Purchasing & Planting Peach Trees
Purchase trees from a reputable garden dealer or nursery. Dormant medium-sized trees (1/3 – 3/4 inches in diameter) usually perform best. Most peach varieties are self-fruitful. Trees for the Michigan climate should have one of the following rootstocks: Bailey, Lovell, Halford, Chui Lum Tao, or Tennessee Natural. Avoid Nemaguard, Siberian C, and Citation. Guardian rootstock, developed in the SE United States, has performed well so far, but we have only limited experience in Michigan to date. Pumiselect is a dwarfing rootstock that can result in a very small tree in sandy conditions.
Site & Soil
Peach trees prefer sandy loam to loamy soils and will do reasonably well in other soils provided they are well drained. Planting peach trees on mounds or ridges (5’ or more wide, approximately 6” high after soil settling) helps if the soil is heavier or is generally wetter than optimum. Ideally, peach trees need full sunlight all day. The ideal soil pH is 6.5 to 7.0 and should be adjusted based on soil tests before planting.

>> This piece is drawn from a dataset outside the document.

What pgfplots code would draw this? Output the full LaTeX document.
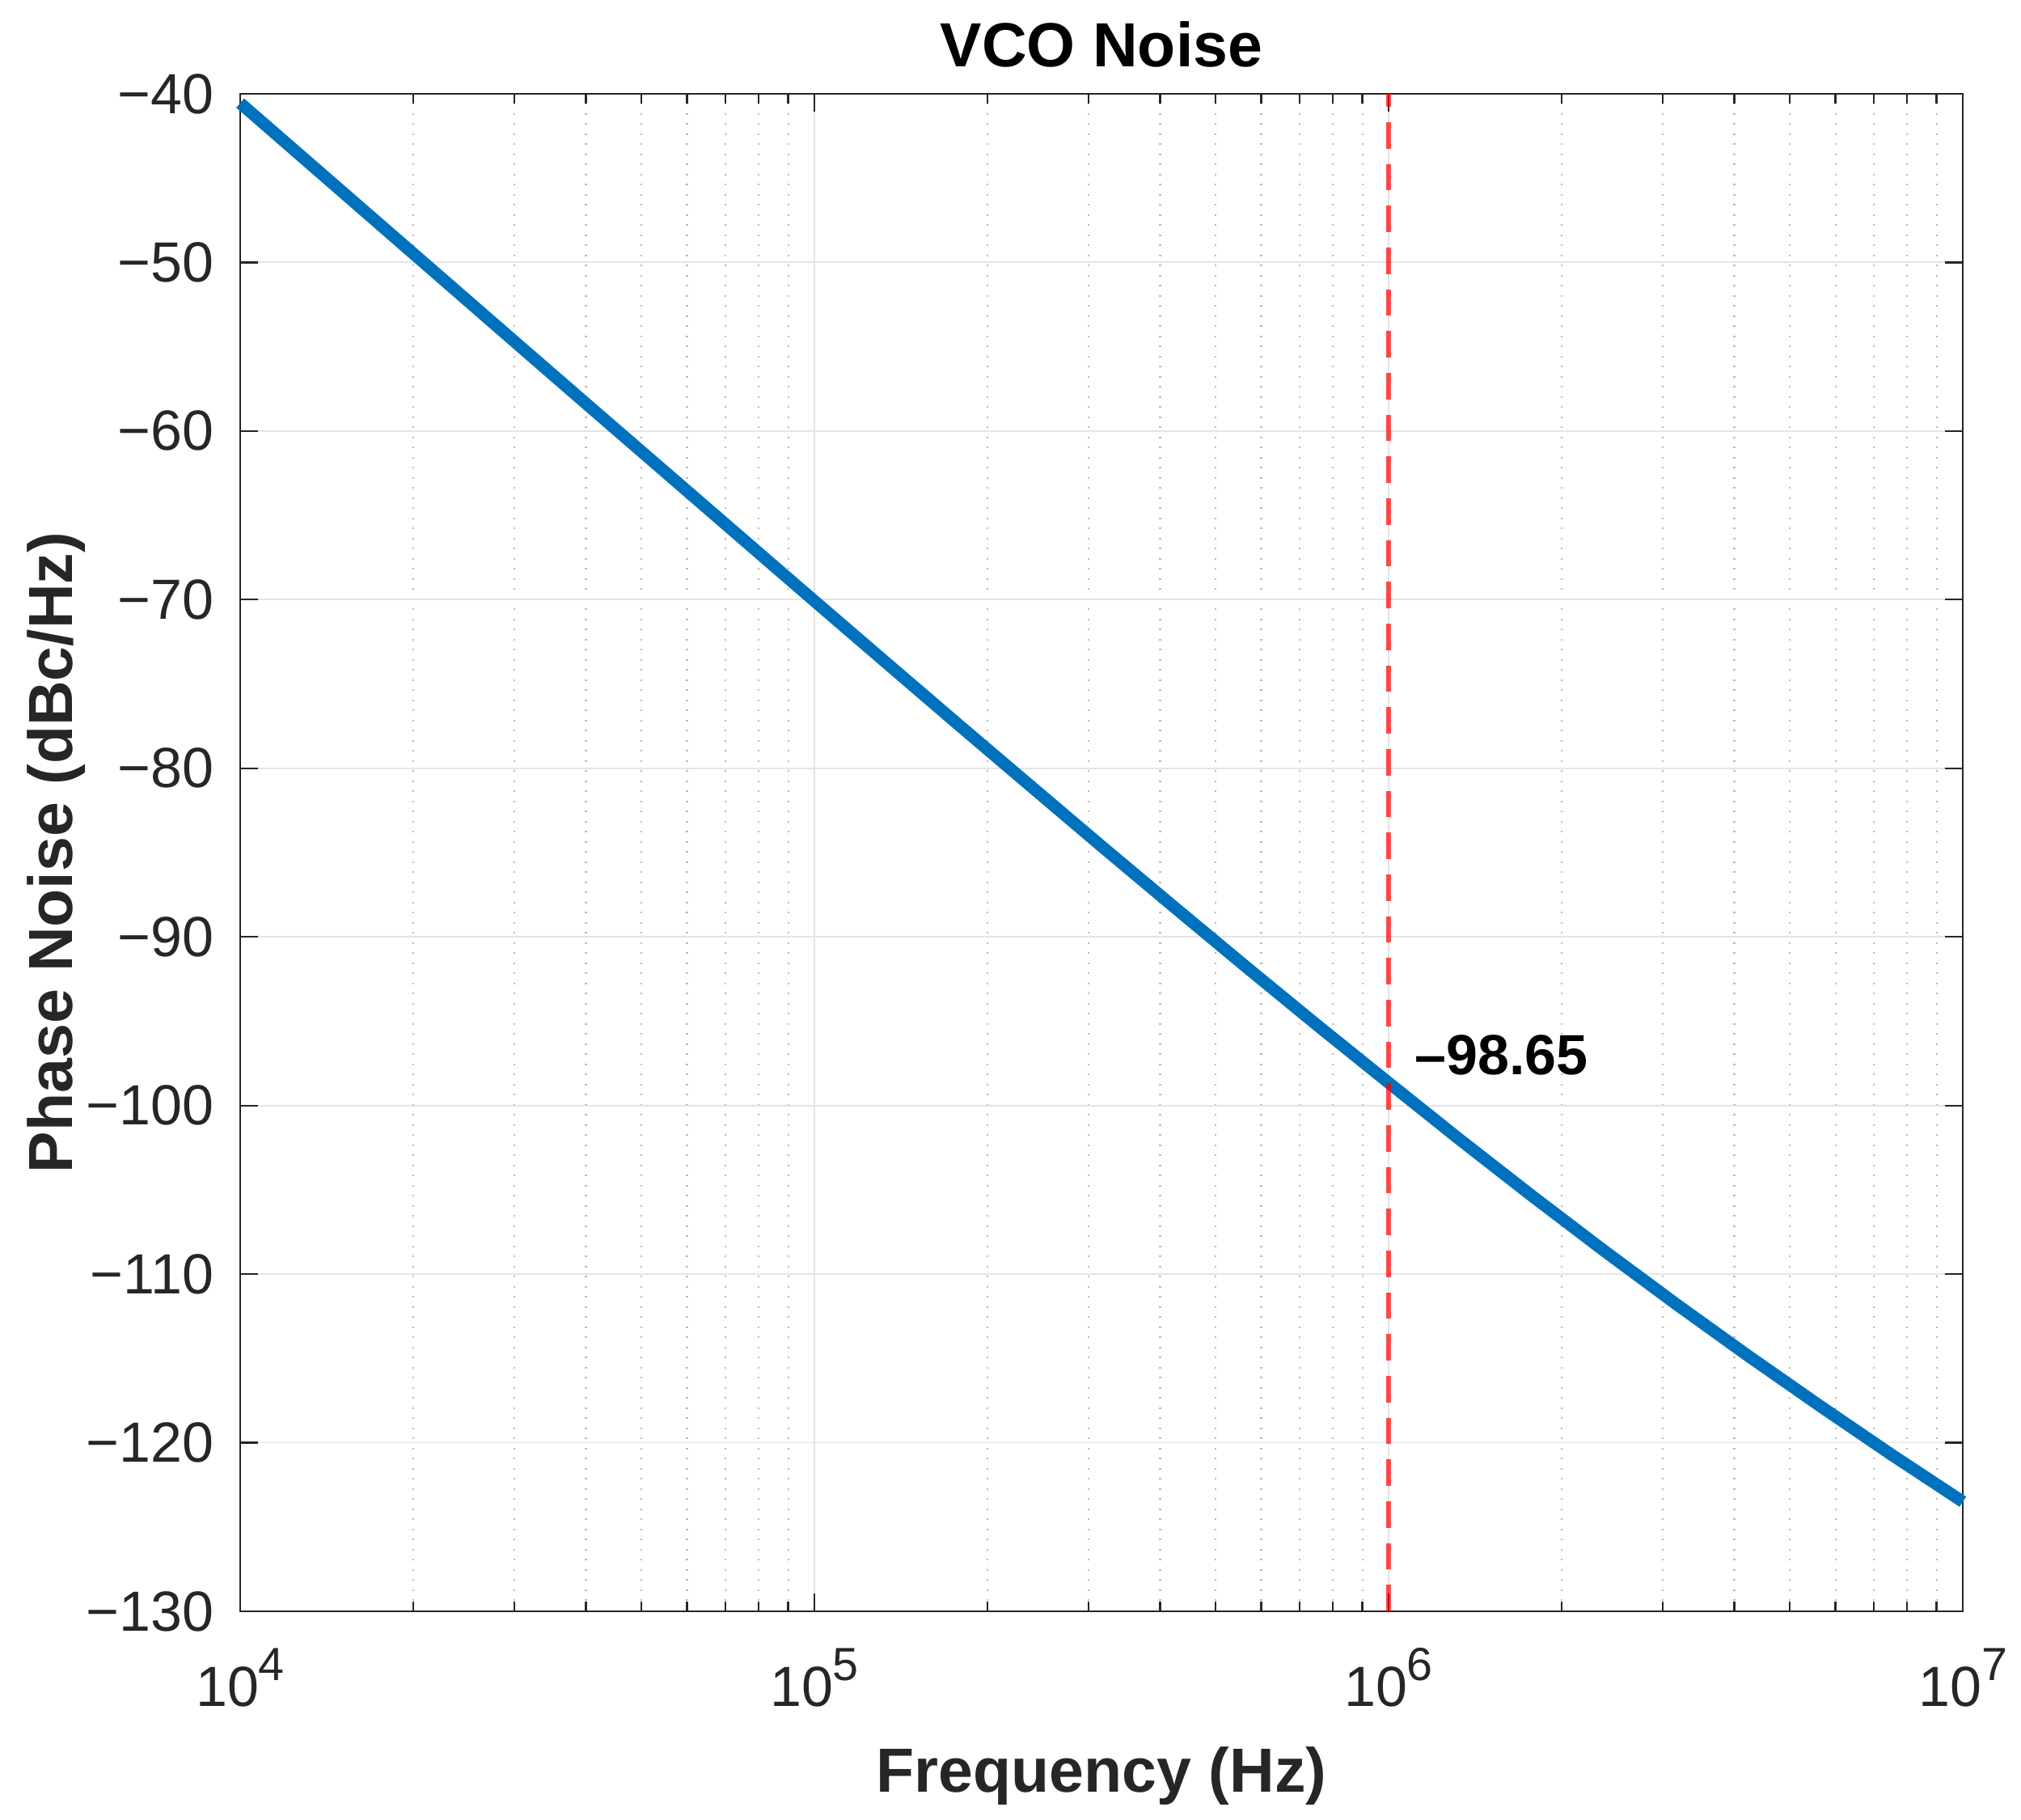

Plant fruit trees in early spring as soon as the trees arrive and the soil is dry enough to work (early April to May). If necessary, trees can be temporarily planted in a cool, shady spot for a few days before transplanting in the permanent site. The roots should not be allowed to dry out. However, try to get the trees in their permanent site promptly. Space peach and nectarine trees 10 to 18 feet from other plants.
Fertilizing Peach Trees
Manage peach trees to ensure production of 10 to 18 inches of new growth each season. This is accomplished through pruning and fertilization as needed. Fertilizer should be applied in the spring before growth starts. The most important nutrients for most Michigan soils are the nitrogen and potassium—the first and third number on a fertilizer bag. A fertilizer with the formulation 10-10-10 contains 10% by weight of nitrogen. A typical application per year to a young tree is 1/10 lb of actual nitrogen which translates to 1 lb of 10-10-10 fertilizer. Adjust rates according to tree vigor. Phosphorus (the middle number) is generally not needed in Michigan soils.
Pruning & Thinning Peach Trees
Peach and nectarine trees are pruned and trained each year to develop and maintain tree size and shape. They are generally trained into an open-center system with 2 to 4 major (scaffold) limbs forming an open Y or open center (vase) shape. Peach and nectarine trees are usually pruned in mid to late April.
Peach trees must also be thinned in years when they bear a heavy crop to avoid limb breakage and to attain good fruit size and quality. Hand-thin peaches in mid to late June to an average spacing of one peach to every 6 to 8 inches of fruiting wood.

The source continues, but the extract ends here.